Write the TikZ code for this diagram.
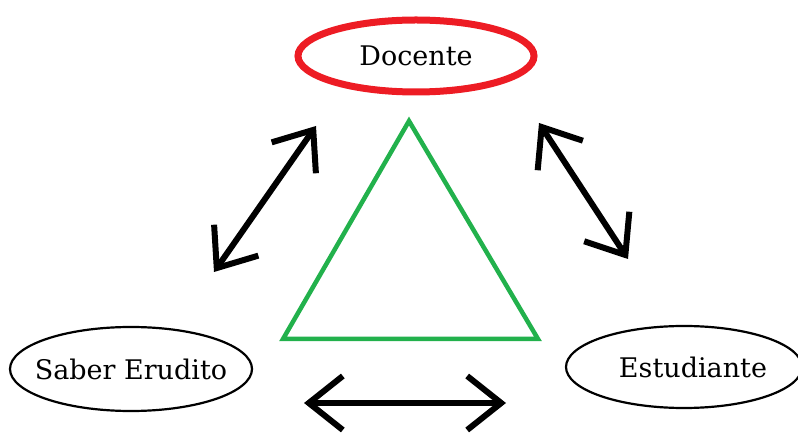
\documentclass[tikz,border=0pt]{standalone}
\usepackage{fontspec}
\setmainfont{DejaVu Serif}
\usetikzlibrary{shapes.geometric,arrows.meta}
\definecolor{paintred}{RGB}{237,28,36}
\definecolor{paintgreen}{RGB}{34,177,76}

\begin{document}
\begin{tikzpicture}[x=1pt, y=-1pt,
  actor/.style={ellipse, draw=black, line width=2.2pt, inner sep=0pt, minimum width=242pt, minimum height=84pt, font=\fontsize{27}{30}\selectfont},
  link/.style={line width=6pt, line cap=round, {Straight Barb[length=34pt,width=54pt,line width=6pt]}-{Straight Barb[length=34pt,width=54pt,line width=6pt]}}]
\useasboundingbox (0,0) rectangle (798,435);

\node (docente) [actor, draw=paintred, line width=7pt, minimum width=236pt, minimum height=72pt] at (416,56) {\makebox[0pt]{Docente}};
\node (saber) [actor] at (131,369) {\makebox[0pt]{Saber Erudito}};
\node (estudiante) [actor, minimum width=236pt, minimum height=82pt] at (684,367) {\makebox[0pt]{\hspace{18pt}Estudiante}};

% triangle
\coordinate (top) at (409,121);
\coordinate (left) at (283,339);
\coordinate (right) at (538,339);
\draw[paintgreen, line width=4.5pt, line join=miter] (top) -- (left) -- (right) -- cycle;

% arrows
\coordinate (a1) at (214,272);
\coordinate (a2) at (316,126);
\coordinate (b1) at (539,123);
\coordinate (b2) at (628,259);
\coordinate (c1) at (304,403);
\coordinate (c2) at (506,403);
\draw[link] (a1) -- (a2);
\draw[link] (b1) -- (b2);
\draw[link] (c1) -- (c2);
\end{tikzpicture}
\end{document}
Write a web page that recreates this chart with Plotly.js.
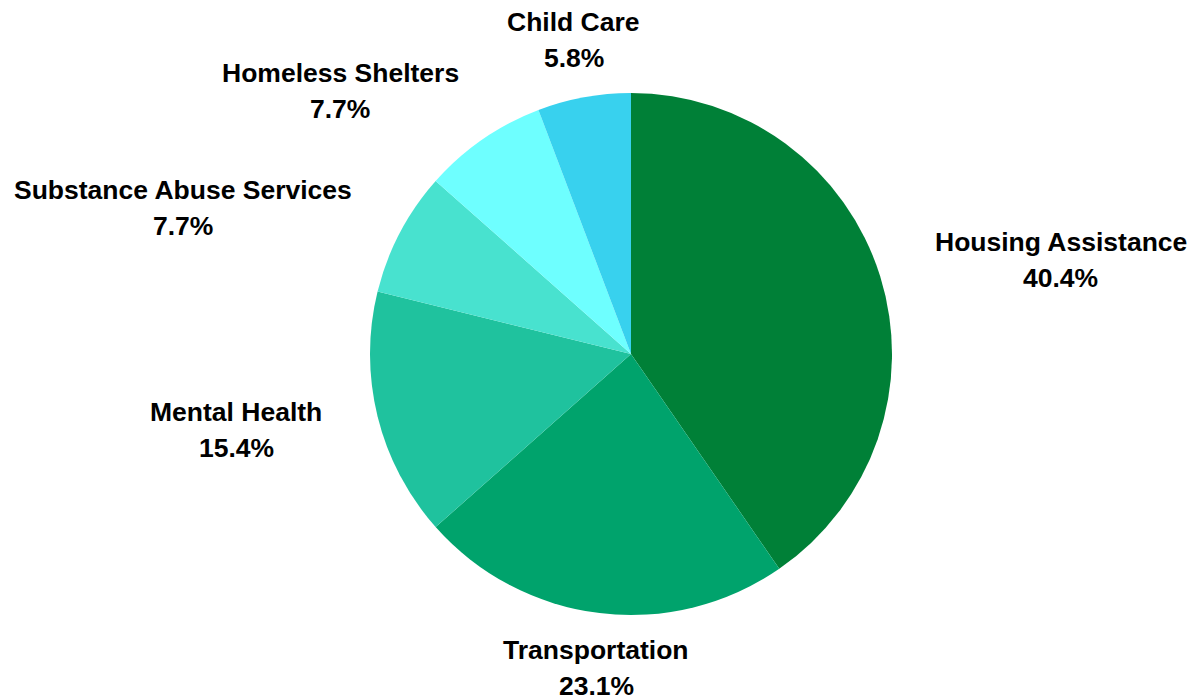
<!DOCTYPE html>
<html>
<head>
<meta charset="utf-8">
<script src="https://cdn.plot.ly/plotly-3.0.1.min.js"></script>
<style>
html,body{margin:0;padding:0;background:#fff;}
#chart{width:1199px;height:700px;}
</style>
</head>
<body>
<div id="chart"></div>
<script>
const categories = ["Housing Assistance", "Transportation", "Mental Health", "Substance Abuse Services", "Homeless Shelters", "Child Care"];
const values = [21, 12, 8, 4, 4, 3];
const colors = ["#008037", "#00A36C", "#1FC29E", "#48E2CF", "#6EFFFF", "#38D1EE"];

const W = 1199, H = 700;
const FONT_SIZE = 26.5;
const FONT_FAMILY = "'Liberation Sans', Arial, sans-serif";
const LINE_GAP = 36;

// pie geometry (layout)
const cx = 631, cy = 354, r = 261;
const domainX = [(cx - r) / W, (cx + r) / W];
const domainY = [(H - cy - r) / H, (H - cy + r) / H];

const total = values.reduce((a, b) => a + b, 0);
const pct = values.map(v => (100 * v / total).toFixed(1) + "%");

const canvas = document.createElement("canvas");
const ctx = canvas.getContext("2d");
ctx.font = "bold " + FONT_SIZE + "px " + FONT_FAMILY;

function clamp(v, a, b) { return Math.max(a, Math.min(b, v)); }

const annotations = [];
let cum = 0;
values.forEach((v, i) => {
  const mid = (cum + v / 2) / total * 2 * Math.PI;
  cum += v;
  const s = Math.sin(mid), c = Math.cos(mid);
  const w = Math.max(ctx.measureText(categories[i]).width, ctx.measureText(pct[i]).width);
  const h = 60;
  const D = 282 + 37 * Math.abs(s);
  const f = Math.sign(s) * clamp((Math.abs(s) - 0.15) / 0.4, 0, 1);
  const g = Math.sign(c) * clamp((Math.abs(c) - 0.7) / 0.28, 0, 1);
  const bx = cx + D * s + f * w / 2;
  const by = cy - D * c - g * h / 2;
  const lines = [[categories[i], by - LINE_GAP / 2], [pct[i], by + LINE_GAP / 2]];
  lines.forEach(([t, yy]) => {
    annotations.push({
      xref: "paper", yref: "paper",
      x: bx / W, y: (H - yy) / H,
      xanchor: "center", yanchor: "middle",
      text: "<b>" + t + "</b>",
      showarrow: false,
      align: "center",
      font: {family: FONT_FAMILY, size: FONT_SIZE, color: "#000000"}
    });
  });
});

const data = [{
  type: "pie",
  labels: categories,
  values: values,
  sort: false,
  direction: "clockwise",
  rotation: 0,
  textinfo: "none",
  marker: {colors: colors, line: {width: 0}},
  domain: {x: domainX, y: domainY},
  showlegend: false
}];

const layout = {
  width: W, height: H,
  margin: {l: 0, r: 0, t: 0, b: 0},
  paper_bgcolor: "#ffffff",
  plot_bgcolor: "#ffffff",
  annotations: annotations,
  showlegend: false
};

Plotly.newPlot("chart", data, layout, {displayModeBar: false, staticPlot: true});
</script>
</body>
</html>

SHORT EXERCISE
Leave out the pictures and output every record above precisely as given.

WRITTEN SOLUTION
Write the TikZ code for this diagram.
\documentclass[tikz,border=0pt]{standalone}
\usepackage{fontspec}
\setmainfont{DejaVu Serif}
\usetikzlibrary{shapes.geometric,arrows.meta}
\definecolor{paintred}{RGB}{237,28,36}
\definecolor{paintgreen}{RGB}{34,177,76}

\begin{document}
\begin{tikzpicture}[x=1pt, y=-1pt,
  actor/.style={ellipse, draw=black, line width=2.2pt, inner sep=0pt, minimum width=242pt, minimum height=84pt, font=\fontsize{27}{30}\selectfont},
  link/.style={line width=6pt, line cap=round, {Straight Barb[length=34pt,width=54pt,line width=6pt]}-{Straight Barb[length=34pt,width=54pt,line width=6pt]}}]
\useasboundingbox (0,0) rectangle (798,435);

\node (docente) [actor, draw=paintred, line width=7pt, minimum width=236pt, minimum height=72pt] at (416,56) {\makebox[0pt]{Docente}};
\node (saber) [actor] at (131,369) {\makebox[0pt]{Saber Erudito}};
\node (estudiante) [actor, minimum width=236pt, minimum height=82pt] at (684,367) {\makebox[0pt]{\hspace{18pt}Estudiante}};

% triangle
\coordinate (top) at (409,121);
\coordinate (left) at (283,339);
\coordinate (right) at (538,339);
\draw[paintgreen, line width=4.5pt, line join=miter] (top) -- (left) -- (right) -- cycle;

% arrows
\coordinate (a1) at (214,272);
\coordinate (a2) at (316,126);
\coordinate (b1) at (539,123);
\coordinate (b2) at (628,259);
\coordinate (c1) at (304,403);
\coordinate (c2) at (506,403);
\draw[link] (a1) -- (a2);
\draw[link] (b1) -- (b2);
\draw[link] (c1) -- (c2);
\end{tikzpicture}
\end{document}
Write a web page that recreates this chart with Plotly.js.
<!DOCTYPE html>
<html>
<head>
<meta charset="utf-8">
<script src="https://cdn.plot.ly/plotly-3.0.1.min.js"></script>
<style>
html,body{margin:0;padding:0;background:#fff;}
#chart{width:1199px;height:700px;}
</style>
</head>
<body>
<div id="chart"></div>
<script>
const categories = ["Housing Assistance", "Transportation", "Mental Health", "Substance Abuse Services", "Homeless Shelters", "Child Care"];
const values = [21, 12, 8, 4, 4, 3];
const colors = ["#008037", "#00A36C", "#1FC29E", "#48E2CF", "#6EFFFF", "#38D1EE"];

const W = 1199, H = 700;
const FONT_SIZE = 26.5;
const FONT_FAMILY = "'Liberation Sans', Arial, sans-serif";
const LINE_GAP = 36;

// pie geometry (layout)
const cx = 631, cy = 354, r = 261;
const domainX = [(cx - r) / W, (cx + r) / W];
const domainY = [(H - cy - r) / H, (H - cy + r) / H];

const total = values.reduce((a, b) => a + b, 0);
const pct = values.map(v => (100 * v / total).toFixed(1) + "%");

const canvas = document.createElement("canvas");
const ctx = canvas.getContext("2d");
ctx.font = "bold " + FONT_SIZE + "px " + FONT_FAMILY;

function clamp(v, a, b) { return Math.max(a, Math.min(b, v)); }

const annotations = [];
let cum = 0;
values.forEach((v, i) => {
  const mid = (cum + v / 2) / total * 2 * Math.PI;
  cum += v;
  const s = Math.sin(mid), c = Math.cos(mid);
  const w = Math.max(ctx.measureText(categories[i]).width, ctx.measureText(pct[i]).width);
  const h = 60;
  const D = 282 + 37 * Math.abs(s);
  const f = Math.sign(s) * clamp((Math.abs(s) - 0.15) / 0.4, 0, 1);
  const g = Math.sign(c) * clamp((Math.abs(c) - 0.7) / 0.28, 0, 1);
  const bx = cx + D * s + f * w / 2;
  const by = cy - D * c - g * h / 2;
  const lines = [[categories[i], by - LINE_GAP / 2], [pct[i], by + LINE_GAP / 2]];
  lines.forEach(([t, yy]) => {
    annotations.push({
      xref: "paper", yref: "paper",
      x: bx / W, y: (H - yy) / H,
      xanchor: "center", yanchor: "middle",
      text: "<b>" + t + "</b>",
      showarrow: false,
      align: "center",
      font: {family: FONT_FAMILY, size: FONT_SIZE, color: "#000000"}
    });
  });
});

const data = [{
  type: "pie",
  labels: categories,
  values: values,
  sort: false,
  direction: "clockwise",
  rotation: 0,
  textinfo: "none",
  marker: {colors: colors, line: {width: 0}},
  domain: {x: domainX, y: domainY},
  showlegend: false
}];

const layout = {
  width: W, height: H,
  margin: {l: 0, r: 0, t: 0, b: 0},
  paper_bgcolor: "#ffffff",
  plot_bgcolor: "#ffffff",
  annotations: annotations,
  showlegend: false
};

Plotly.newPlot("chart", data, layout, {displayModeBar: false, staticPlot: true});
</script>
</body>
</html>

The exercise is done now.